Essa incapacidade, ou falta de vontade, em encarar de frente a verdade do nacional-socialismo, deverá também ter algo a ver com a avaliação que Salazar fazia das implicações de uma vitória de Hitler ou, pelo menos, de um impasse que reforçasse ainda mais a preponderância da alemanha no continente. Ver em Salazar um adepto, mais ou menos oportunista, dos projetos hitlerianos para uma Nova ordem europeia parece ser difícil de sustentar, pelo menos com evidência empírica sólida. A cultura política, o estilo de liderança, a visão do mundo, de Salazar e de Hitler eram distintas, nalguns aspetos até antagónicas. Mas, enquanto homem de poder, o ditador português não se podia alhear das possíveis consequências de uma hegemonia alemã. Em 1940-1942, a sua preferência parece ter recaído não neste último desfecho, mas numa paz de compromisso, uma espécie de condomínio anglo-germânico no continente que contivesse ou neutralizasse a ameaça «bolchevique», e deixasse alguma autonomia para regimes neutros e autoritários como o seu. O facto de a sua adaptação às novas coordenadas resultantes do desembarque aliado no Norte de África em 1942, da derrota alemã em Estalinegrado e da queda de Mussolini em abril de 1943 ter sido muito mais contida em termos retóricos indica essencialmente duas coisas. Por um lado, a sua genuína repugnância por oscilações bruscas que pudessem sugerir ausência de escrúpulos e oportunismo. Por outro, uma forte apreensão pelos problemas que a aliança entre as democracias ocidentais e a Rússia de Estaline lhe colocaria em termos da sua sobrevivência política uma vez consumada a derrota do eixo. Não espanta, pois, que, mesmo após a opção pela rendição incondicional ter sido tomada pelos aliados, Salazar continuasse a alimentar a esperança num qualquer arranjo que reservasse à alemanha o seu suposto papel histórico de contenção do «expansionismo eslavo» na fronteira oriental da europa.

Que no fim da guerra Salazar tenha sido capaz de superar as adversidades que se colocavam a um regime com as conotações ideológicas do estado Novo confirma a importância dos fatores exógenos (o interesse das potências ocidentais em contarem com a sua colaboração num quadro de crescente rivalidade com a URSS), mas, uma vez mais, seria errado não reconhecer o seu consumado talento para operar os ajustamentos indispensáveis à aceitação de Portugal como um parceiro válido do «ocidente». Essa manobra de adaptação, e toda a sua envolvência estratégica, é notavelmente analisada nos últimos capítulos, fundamentalmente dedicados à aproximação de Portugal aos estados unidos no domínio da segurança e defesa, e nos quais ressalta, uma vez mais, o dom do autor para recriar a complexidade e subtileza dos processos negociais e tomadas de decisão.

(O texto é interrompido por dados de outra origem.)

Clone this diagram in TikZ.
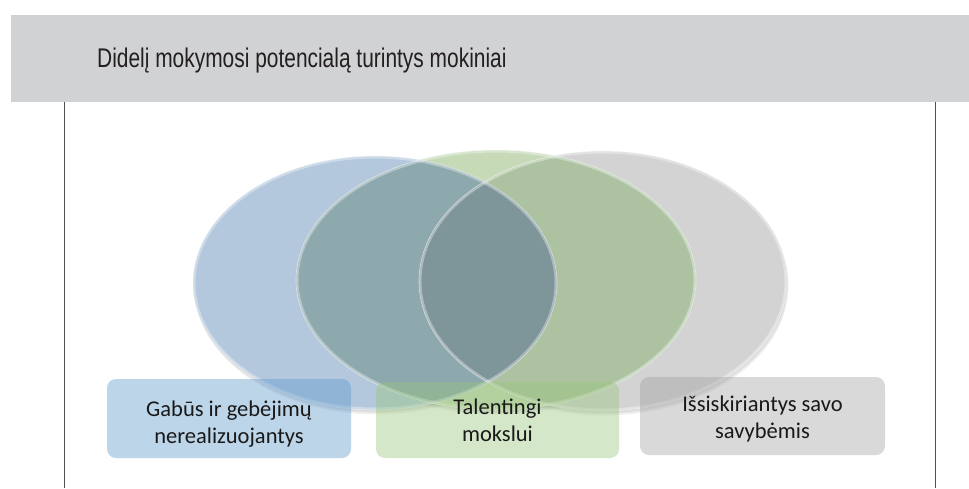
\documentclass[tikz,border=0pt]{standalone}
\usepackage{fontspec}
\setmainfont{Carlito}
\newfontfamily\titlefont[FakeStretch=0.775]{Liberation Sans}
\definecolor{bandgray}{HTML}{D1D2D4}
\definecolor{ellblue}{HTML}{B3C8DD}
\definecolor{ellgreen}{HTML}{C6DAB8}
\definecolor{ellgray}{HTML}{D3D3D3}
\definecolor{ovbg}{HTML}{A9B9C6}
\definecolor{ovgg}{HTML}{ACC2A0}
\definecolor{ovbgn}{HTML}{8EA9AE}
\definecolor{ovtri}{HTML}{7E9599}
\definecolor{boxblue}{HTML}{5A96CA}
\definecolor{boxgreen}{HTML}{96C578}
\definecolor{boxgray}{HTML}{A0A0A0}
\definecolor{linegray}{HTML}{505050}
\definecolor{titlecol}{HTML}{231F20}
\begin{document}
\begin{tikzpicture}[x=1pt,y=-1pt,
  boxstyle/.style={rounded corners=9pt, draw=none, inner sep=0pt, fill opacity=0.4},
  boxtext/.style={align=center, font=\fontsize{22.5}{27}\selectfont, text=black!90, inner sep=0pt},
  rimstyle/.style={white, line width=5pt, opacity=0.35},
  edgestyle/.style={white, line width=0.6pt, opacity=0.55},
  shadowstyle/.style={fill=black, opacity=0.05},
  frameline/.style={linegray, line width=1pt}]
\def\ellB{(375,283) ellipse [x radius=182pt, y radius=127pt]}
\def\ellG{(496,280) ellipse [x radius=200pt, y radius=130pt]}
\def\ellR{(603,281) ellipse [x radius=184pt, y radius=130pt]}
\useasboundingbox (0,0) rectangle (969,488);
\fill[white] (0,0) rectangle (969,488);
% header band
\fill[bandgray] (11,15) rectangle (969,102);
\node[anchor=base west, font=\titlefont\fontsize{27}{30}\selectfont, text=titlecol, inner sep=0pt] (title) at (97,67) {Didelį mokymosi potencialą turintys mokiniai};
% frame lines
\coordinate (lt) at (64,102);
\coordinate (lb) at (64,488);
\coordinate (rt) at (935,102);
\coordinate (rb) at (935,488);
\draw[frameline] (lt) -- (lb);
\draw[frameline] (rt) -- (rb);
% soft shadows
\foreach \dx/\dy in {0.5/1.5,1/3,1.5/4.5}{
  \begin{scope}[shift={(\dx,\dy)}]
    \fill[shadowstyle] \ellB; \fill[shadowstyle] \ellG; \fill[shadowstyle] \ellR;
  \end{scope}
}
% region fills
\fill[ellgray] \ellR;
\fill[ellblue] \ellB;
\begin{scope}\clip \ellB; \fill[ovbg] \ellR; \end{scope}
\fill[ellgreen] \ellG;
\begin{scope}\clip \ellG; \fill[ovgg] \ellR; \end{scope}
\begin{scope}\clip \ellG; \fill[ovbgn] \ellB; \end{scope}
\begin{scope}\clip \ellG; \clip \ellB; \fill[ovtri] \ellR; \end{scope}
% inner rims
\begin{scope}\clip \ellB; \draw[rimstyle] \ellB; \end{scope}
\begin{scope}\clip \ellG; \draw[rimstyle] \ellG; \end{scope}
\begin{scope}\clip \ellR; \draw[rimstyle] \ellR; \end{scope}
\draw[edgestyle] \ellB;
\draw[edgestyle] \ellG;
\draw[edgestyle] \ellR;
% boxes
\node[boxstyle, fill=boxblue, minimum width=244pt, minimum height=79pt] (box1) at (229,418.5) {};
\node[boxstyle, fill=boxgreen, minimum width=243pt, minimum height=76pt] (box2) at (497.5,420) {};
\node[boxstyle, fill=boxgray, minimum width=245pt, minimum height=78pt] (box3) at (762.5,416) {};
\node[boxtext, anchor=base] (t1) at (229,443) {Gabūs ir gebėjimų\\nerealizuojantys};
\node[boxtext, anchor=base] (t2) at (497.5,441) {Talentingi\\mokslui};
\node[boxtext, anchor=base] (t3) at (762.5,438) {Išsiskiriantys savo\\savybėmis};
\end{tikzpicture}
\end{document}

A Diplomacia de Salazar é, por tudo isto, uma obra destinada a figurar em qualquer bibliografia de referência da história da política externa portuguesa no século XX, deixando os leitores na expectativa em relação a um segundo tomo que retome o ponto onde este nos deixou.

 

NOTAS

1 A 6 de novembro de 2012, o ministro dos Negócios Estrangeiros, Paulo Portas, chamou o embaixador de Israel às Necessidades para lhe pedir explicações sobre declarações proferidas por este no colóquio «Portugal e o Holocausto – Aprender com o Passado, Ensinar para o Futuro», realizado na Fundação Calouste Gulbenkian uns dias antes. O embaixador Ehud Gol referira-se à decisão do governo de Salazar de decretar luto oficial pela morte de Hitler (o que implicou colocar a bandeira nacional a meia-haste em todos os edifícios do Estado) como «uma nódoa» na história portuguesa. Cf. «Paulo Portas pede explicações a embaixador de Israel». In Correio da Manhã, 7 de novembro de 2012. [Disponível em: http://www.cmjornal.xl.pt/detalhe/noticias/nacional/politica/paulo-portas-pede-explicacoes-a-embaixador-de-israel].

2 Cf., a este respeito, as memórias do embaixador João Hall Themido (Uma Autobiografia Disfarçada. Lisboa: Instituto Diplomático, 2008), em que Sousa Mendes é referido como um «mito criado por judeus e pelas forças democráticas saídas do 25 de Abril».